◆ Given problem ◆
In the data below, locate the line containing "Output the component" and the line containing "const pieRef = useRef<HTMLCanvasElement>(null);", then retype both and everything between them exactly. Pictures are not part of the copy.

BEGIN

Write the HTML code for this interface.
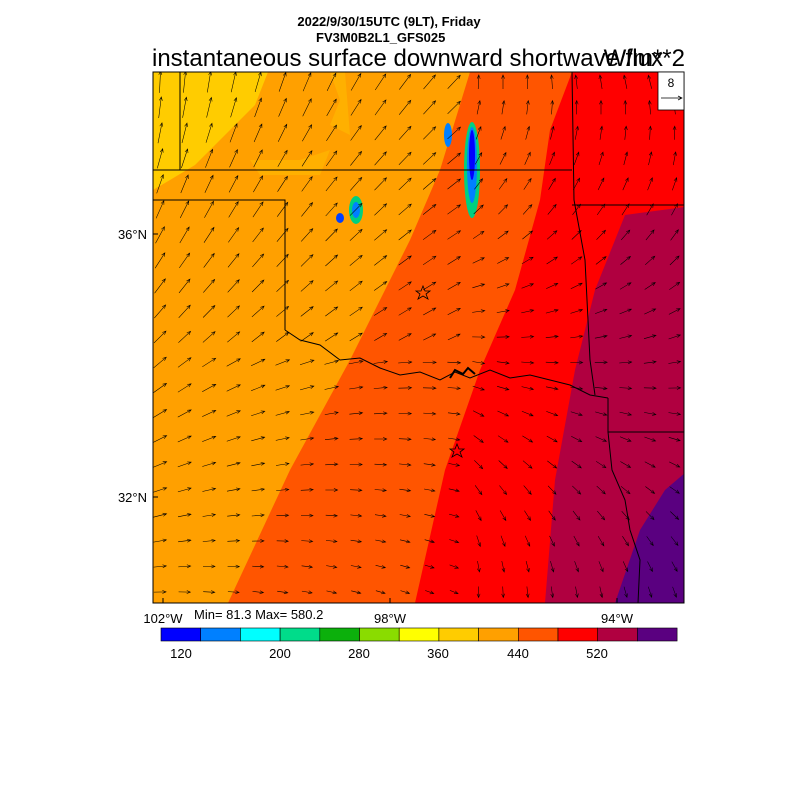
<!DOCTYPE html>
<html><head><meta charset="utf-8"><style>
body{margin:0;background:#fff;width:800px;height:800px;overflow:hidden}
svg{display:block}
text{font-family:"Liberation Sans",sans-serif}
</style></head><body>
<svg id="s" width="800" height="800" viewBox="0 0 800 800">
<text x="389" y="26" font-size="13" font-weight="bold" text-anchor="middle">2022/9/30/15UTC (9LT), Friday</text>
<text x="316" y="42" font-size="13" font-weight="bold">FV3M0B2L1_GFS025</text>
<text x="152" y="66" font-size="24">instantaneous surface downward shortwave flux</text>
<text x="685" y="66" font-size="24" text-anchor="end">W/m**2</text>
<clipPath id="c"><rect x="153" y="72" width="531" height="531"/></clipPath>
<g clip-path="url(#c)">
<rect x="153" y="72" width="531" height="531" fill="#ffa000"/>
<polygon points="153,72 268,72 255,105 225,135 195,165 170,180 153,190" fill="#ffcc00"/>
<polygon points="250,160 300,160 330,150 320,175 260,175" fill="#ffb000"/>
<polygon points="330,72 340,100 330,125 350,135 345,72" fill="#ffb000"/>
<polygon points="470,72 700,72 700,603 228,603 290,470 350,360 410,240 440,170" fill="#ff5500"/>
<polygon points="572,72 700,72 700,603 415,603 445,470 480,370 515,290 540,200 550,130" fill="#ff0000"/>
<polygon points="700,205 625,215 595,290 575,370 555,480 545,603 700,603" fill="#b00040"/>
<polygon points="700,460 665,490 640,530 615,603 700,603" fill="#5a0080"/>
<ellipse cx="356" cy="210" rx="7" ry="14" fill="#00d080"/>
<ellipse cx="356" cy="210" rx="4" ry="8" fill="#0080ff"/>
<ellipse cx="340" cy="218" rx="4" ry="5" fill="#0040ff"/>
<ellipse cx="472" cy="170" rx="8" ry="48" fill="#00d080"/>
<ellipse cx="472" cy="165" rx="5" ry="38" fill="#0080ff"/>
<ellipse cx="472" cy="155" rx="3" ry="25" fill="#0000ff"/>
<ellipse cx="448" cy="135" rx="4" ry="12" fill="#0080ff"/>
<g id="arr" stroke="#000" stroke-width="0.55" fill="none"></g>
<g stroke="#000" stroke-width="1" fill="none">
<path d="M180,72V170M153,170H572M153,200H285V330"/>
<path d="M285,330 L300,340 320,345 340,360 360,358 380,368 400,375 420,372 440,380 455,372 470,378 490,370 510,378 530,375 550,380 570,385 590,395 608,398"/>
<path d="M572,72 L574,200 L585,260 L588,320 L590,360 L595,395"/>
<path d="M572,205H684M608,398V432H684M608,432 L612,470 625,500 630,530 640,560 638,603"/>
<path d="M450,378 l5,-8 8,4 5,-6 7,6" stroke-width="2"/>
</g>
<g fill="none" stroke="#000" stroke-width="0.8">
<polygon points="423,286 425,291 430,291 426,294 428,299 423,296 418,299 420,294 416,291 421,291"/>
<polygon points="457,444 459,449 464,449 460,452 462,457 457,454 452,457 454,452 450,449 455,449"/>
</g>
</g>
<rect x="153" y="72" width="531" height="531" fill="none" stroke="#000" stroke-width="1"/>
<rect x="658" y="72" width="26" height="38" fill="#fff" stroke="#000" stroke-width="0.8"/>
<text x="671" y="87" font-size="12" text-anchor="middle">8</text>
<path d="M661,98H682M678,96L682,98L678,100" stroke="#000" stroke-width="0.7" fill="none"/>
<text x="147" y="239" font-size="13" text-anchor="end">36°N</text>
<text x="147" y="502" font-size="13" text-anchor="end">32°N</text>
<path d="M153,234h5M153,497h5M163,603v-5M390,603v-5M617,603v-5" stroke="#000"/>
<text x="163" y="623" font-size="13" text-anchor="middle">102°W</text>
<text x="390" y="623" font-size="13" text-anchor="middle">98°W</text>
<text x="617" y="623" font-size="13" text-anchor="middle">94°W</text>
<text x="194" y="619" font-size="13">Min= 81.3 Max= 580.2</text>
<g id="cb" stroke="#000" stroke-width="0.6"></g>
<g font-size="13" text-anchor="middle">
<text x="181" y="658">120</text><text x="280" y="658">200</text><text x="359" y="658">280</text><text x="438" y="658">360</text><text x="518" y="658">440</text><text x="597" y="658">520</text>
</g>
</svg>
<script>
var cols=["#0000ff","#0080ff","#00ffff","#00dc8a","#0cb00c","#8adc00","#ffff00","#ffcc00","#ffa000","#ff5500","#ff0000","#b00040","#5a0080"];
var cb=document.getElementById('cb'),h='';
for(var i=0;i<13;i++){h+='<rect x="'+(161+i*39.7)+'" y="628" width="39.7" height="13" fill="'+cols[i]+'"/>';}
cb.innerHTML=h;
var a=document.getElementById('arr');h='';
for(var y=82;y<603;y+=25.5){for(var x=160;x<684;x+=24.5){
 var fx=(x-153)/531,fy=(y-72)/531;
 var ang,len;
 if(fx<0.6){ang=-Math.PI/2*(1-fy)*(1-fx*0.9)-0.1*fx+ (fy>0.5?(fx)*0.8:0);len=22-fy*10-fx*6;}
 else{ang=-Math.PI/2-0.3*(fx-0.6)*3+fy*3.2;len=14-fy*3;}
 if(len<8)len=8;
 var dx=Math.cos(ang)*len,dy=Math.sin(ang)*len;
 var x0=x-dx/2,y0=y-dy/2,x1=x+dx/2,y1=y+dy/2;
 var b=Math.atan2(dy,dx),hl=4;
 h+='<path d="M'+x0.toFixed(1)+','+y0.toFixed(1)+'L'+x1.toFixed(1)+','+y1.toFixed(1)+'M'+(x1-hl*Math.cos(b-0.4)).toFixed(1)+','+(y1-hl*Math.sin(b-0.4)).toFixed(1)+'L'+x1.toFixed(1)+','+y1.toFixed(1)+'L'+(x1-hl*Math.cos(b+0.4)).toFixed(1)+','+(y1-hl*Math.sin(b+0.4)).toFixed(1)+'"/>';
}}
a.innerHTML=h;
</script>
</body></html>
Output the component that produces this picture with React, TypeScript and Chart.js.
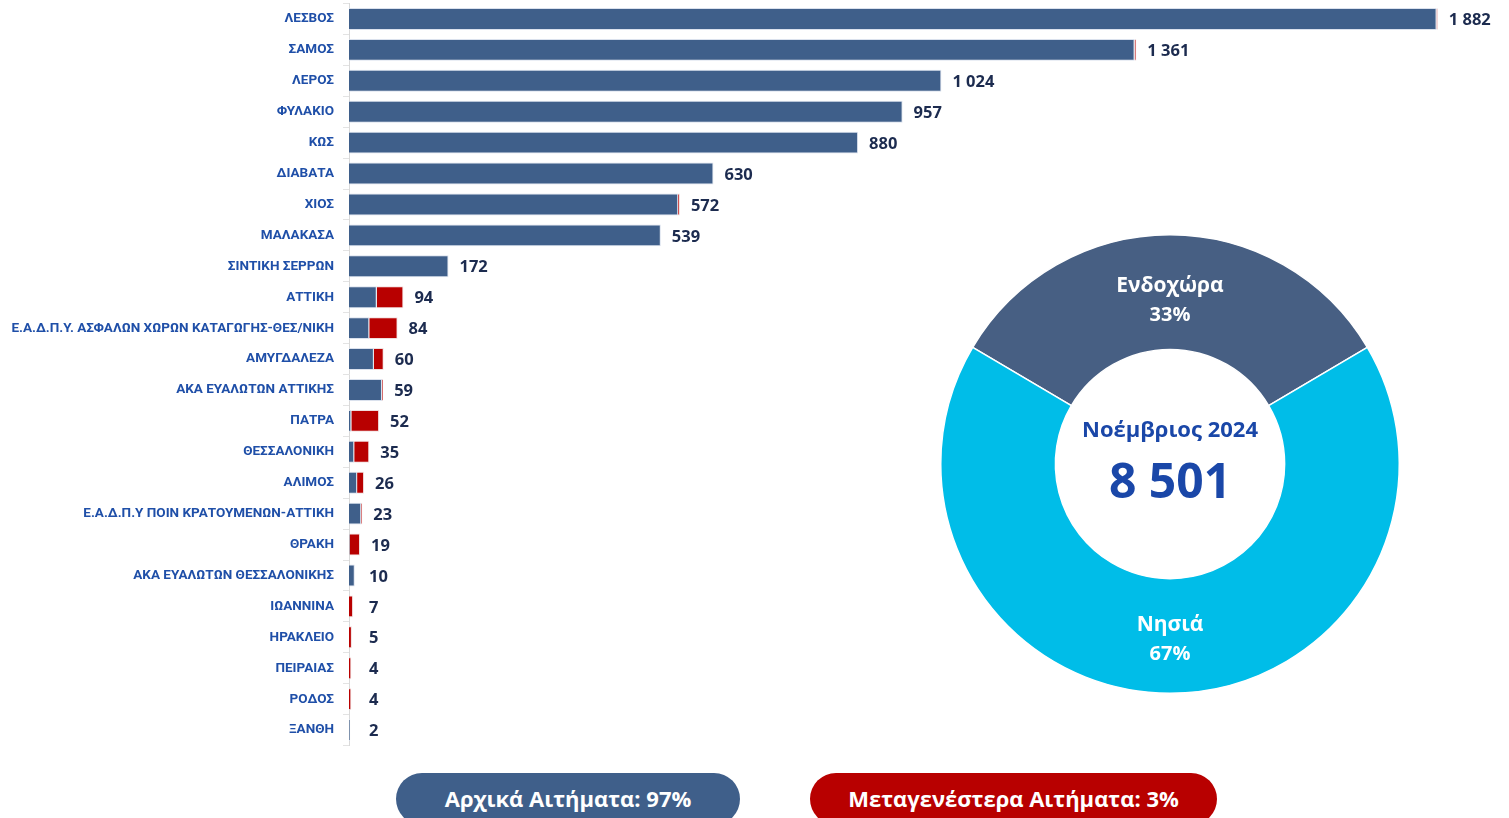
import React, { useEffect, useRef } from "react";
import { Chart, registerables } from "chart.js";

Chart.register(...registerables);

const categories = [
  "ΛΕΣΒΟΣ", "ΣΑΜΟΣ", "ΛΕΡΟΣ", "ΦΥΛΑΚΙΟ", "ΚΩΣ", "ΔΙΑΒΑΤΑ", "ΧΙΟΣ", "ΜΑΛΑΚΑΣΑ",
  "ΣΙΝΤΙΚΗ ΣΕΡΡΩΝ", "ΑΤΤΙΚΗ", "Ε.Α.Δ.Π.Υ. ΑΣΦΑΛΩΝ ΧΩΡΩΝ ΚΑΤΑΓΩΓΗΣ-ΘΕΣ/ΝΙΚΗ", "ΑΜΥΓΔΑΛΕΖΑ",
  "ΑΚΑ ΕΥΑΛΩΤΩΝ ΑΤΤΙΚΗΣ", "ΠΑΤΡΑ", "ΘΕΣΣΑΛΟΝΙΚΗ", "ΑΛΙΜΟΣ", "Ε.Α.Δ.Π.Υ ΠΟΙΝ ΚΡΑΤΟΥΜΕΝΩΝ-ΑΤΤΙΚΗ",
  "ΘΡΑΚΗ", "ΑΚΑ ΕΥΑΛΩΤΩΝ ΘΕΣΣΑΛΟΝΙΚΗΣ", "ΙΩΑΝΝΙΝΑ", "ΗΡΑΚΛΕΙΟ", "ΠΕΙΡΑΙΑΣ", "ΡΟΔΟΣ", "ΞΑΝΘΗ",
];
const initialRequests = [1880, 1358, 1024, 957, 880, 630, 569, 539, 172, 48, 35, 43, 57, 4, 9, 14, 21, 1, 10, 0, 0, 0, 0, 2];
const laterRequests = [2, 3, 0, 0, 0, 0, 3, 0, 0, 46, 49, 17, 2, 48, 26, 12, 2, 18, 0, 7, 5, 4, 4, 0];

const regionLabels = ["Ενδοχώρα", "Νησιά"];
const regionShares = [33, 67];
const centerTitle = "Νοέμβριος 2024";
const centerTotal = "8 501";
const legendInitial = "Αρχικά Αιτήματα: 97%";
const legendLater = "Μεταγενέστερα Αιτήματα: 3%";

const BLUE = "#3f5f8a";
const RED = "#b80000";
const fmt = (v: number) => String(v).replace(/\B(?=(\d{3})+(?!\d))/g, " ");
const nz = (a: number[]) => a.map((v) => (v === 0 ? null : v));

export default function App() {
  const barRef = useRef<HTMLCanvasElement>(null);
  const pieRef = useRef<HTMLCanvasElement>(null);

  useEffect(() => {
    document.body.style.margin = "0";
    const totals = initialRequests.map((v, i) => v + laterRequests[i]);
    const valueLabels = {
      id: "valueLabels",
      afterDatasetsDraw(chart: any) {
        const ctx = chart.ctx;
        const xs = chart.scales.x;
        const ys = chart.scales.y;
        ctx.save();
        ctx.font = "bold 16.5px 'Open Sans'";
        ctx.fillStyle = "#1c2b4f";
        ctx.textBaseline = "middle";
        ctx.textAlign = "left";
        totals.forEach((t, i) => {
          const x = Math.max(xs.getPixelForValue(t) + 11, xs.left + 20);
          const y = ys.getPixelForValue(i) + 1.5;
          ctx.fillText(fmt(t), x, y);
        });
        ctx.restore();
      },
    };
    const bar = new Chart(barRef.current!, {
      type: "bar",
      data: {
        labels: categories,
        datasets: [
          { label: "Αρχικά", data: nz(initialRequests) as any, backgroundColor: BLUE, borderColor: "rgba(214,222,235,0.9)", borderWidth: 1, barPercentage: 0.71, categoryPercentage: 1 },
          { label: "Μεταγενέστερα", data: nz(laterRequests) as any, backgroundColor: RED, borderColor: "rgba(230,200,200,0.6)", borderWidth: 1, barPercentage: 0.71, categoryPercentage: 1 },
        ],
      },
      options: {
        indexAxis: "y",
        animation: false,
        responsive: true,
        maintainAspectRatio: false,
        layout: { padding: { left: 0, right: 3, top: 3.5, bottom: 14.5 } },
        plugins: { legend: { display: false }, tooltip: { enabled: false } },
        scales: {
          x: { stacked: true, display: false, min: 0, max: 2000 },
          y: {
            stacked: true,
            afterFit: (axis: any) => { axis.width = 349; axis.paddingTop = 0; axis.paddingBottom = 0; },
            grid: { display: true, drawOnChartArea: false, drawTicks: true, tickLength: 6, color: "#e3e3e3" },
            border: { display: true, color: "#d9d9d9" },
            ticks: { font: { family: "Roboto", weight: "bold", size: 13.5 }, color: "#1f4fa8", padding: 9, autoSkip: false },
          },
        },
      },
      plugins: [valueLabels],
    });

    const pieText = {
      id: "pieText",
      afterDatasetsDraw(chart: any) {
        const ctx = chart.ctx;
        const meta = chart.getDatasetMeta(0);
        ctx.save();
        ctx.textAlign = "center";
        ctx.textBaseline = "middle";
        ctx.fillStyle = "#ffffff";
        meta.data.forEach((arc: any, i: number) => {
          const p = arc.tooltipPosition();
          const cy = p.y + (i === 0 ? 8 : 3);
          ctx.font = "bold 21px 'Open Sans'";
          ctx.fillText(regionLabels[i], p.x, cy - 14);
          ctx.font = "bold 20px 'Open Sans'";
          ctx.fillText(regionShares[i] + "%", p.x, cy + 15);
        });
        const a = meta.data[0];
        ctx.fillStyle = "#1a47a8";
        ctx.font = "bold 22px 'Open Sans'";
        ctx.fillText(centerTitle, a.x, a.y - 33);
        ctx.font = "bold 48px 'Open Sans'";
        ctx.fillText(centerTotal, a.x, a.y + 20);
        ctx.restore();
      },
    };
    const pie = new Chart(pieRef.current!, {
      type: "doughnut",
      data: {
        labels: regionLabels,
        datasets: [{ data: regionShares, backgroundColor: ["#475f83", "#00bde8"], borderColor: "#ffffff", borderWidth: 1.5 }],
      },
      options: {
        animation: false,
        responsive: true,
        maintainAspectRatio: false,
        cutout: "50%",
        rotation: -59.4,
        layout: { padding: 10 },
        plugins: { legend: { display: false }, tooltip: { enabled: false } },
      },
      plugins: [pieText],
    });
    return () => { bar.destroy(); pie.destroy(); };
  }, []);

  const pill = (bg: string, left: number, width: number, text: string) => (
    <div style={{ position: "absolute", left, top: 773, width, height: 52, borderRadius: 26, background: bg, color: "#fff", fontFamily: "'Open Sans'", fontWeight: 700, fontSize: 22, display: "flex", justifyContent: "center", alignItems: "flex-start", paddingTop: 10, boxSizing: "border-box" }}>
      {text}
    </div>
  );

  return (
    <div style={{ position: "fixed", left: 0, top: 0, width: 1509, height: 818, overflow: "hidden", background: "#fff" }}>
      <div style={{ position: "absolute", left: 0, top: 0, width: 1509, height: 760 }}>
        <canvas ref={barRef} />
      </div>
      <div style={{ position: "absolute", left: 930, top: 224, width: 480, height: 480 }}>
        <canvas ref={pieRef} />
      </div>
      {pill(BLUE, 396, 344, legendInitial)}
      {pill(RED, 810, 407, legendLater)}
    </div>
  );
}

END

◆ Result ◆
Output the component that produces this picture with React, TypeScript and Chart.js.
import React, { useEffect, useRef } from "react";
import { Chart, registerables } from "chart.js";

Chart.register(...registerables);

const categories = [
  "ΛΕΣΒΟΣ", "ΣΑΜΟΣ", "ΛΕΡΟΣ", "ΦΥΛΑΚΙΟ", "ΚΩΣ", "ΔΙΑΒΑΤΑ", "ΧΙΟΣ", "ΜΑΛΑΚΑΣΑ",
  "ΣΙΝΤΙΚΗ ΣΕΡΡΩΝ", "ΑΤΤΙΚΗ", "Ε.Α.Δ.Π.Υ. ΑΣΦΑΛΩΝ ΧΩΡΩΝ ΚΑΤΑΓΩΓΗΣ-ΘΕΣ/ΝΙΚΗ", "ΑΜΥΓΔΑΛΕΖΑ",
  "ΑΚΑ ΕΥΑΛΩΤΩΝ ΑΤΤΙΚΗΣ", "ΠΑΤΡΑ", "ΘΕΣΣΑΛΟΝΙΚΗ", "ΑΛΙΜΟΣ", "Ε.Α.Δ.Π.Υ ΠΟΙΝ ΚΡΑΤΟΥΜΕΝΩΝ-ΑΤΤΙΚΗ",
  "ΘΡΑΚΗ", "ΑΚΑ ΕΥΑΛΩΤΩΝ ΘΕΣΣΑΛΟΝΙΚΗΣ", "ΙΩΑΝΝΙΝΑ", "ΗΡΑΚΛΕΙΟ", "ΠΕΙΡΑΙΑΣ", "ΡΟΔΟΣ", "ΞΑΝΘΗ",
];
const initialRequests = [1880, 1358, 1024, 957, 880, 630, 569, 539, 172, 48, 35, 43, 57, 4, 9, 14, 21, 1, 10, 0, 0, 0, 0, 2];
const laterRequests = [2, 3, 0, 0, 0, 0, 3, 0, 0, 46, 49, 17, 2, 48, 26, 12, 2, 18, 0, 7, 5, 4, 4, 0];

const regionLabels = ["Ενδοχώρα", "Νησιά"];
const regionShares = [33, 67];
const centerTitle = "Νοέμβριος 2024";
const centerTotal = "8 501";
const legendInitial = "Αρχικά Αιτήματα: 97%";
const legendLater = "Μεταγενέστερα Αιτήματα: 3%";

const BLUE = "#3f5f8a";
const RED = "#b80000";
const fmt = (v: number) => String(v).replace(/\B(?=(\d{3})+(?!\d))/g, " ");
const nz = (a: number[]) => a.map((v) => (v === 0 ? null : v));

export default function App() {
  const barRef = useRef<HTMLCanvasElement>(null);
  const pieRef = useRef<HTMLCanvasElement>(null);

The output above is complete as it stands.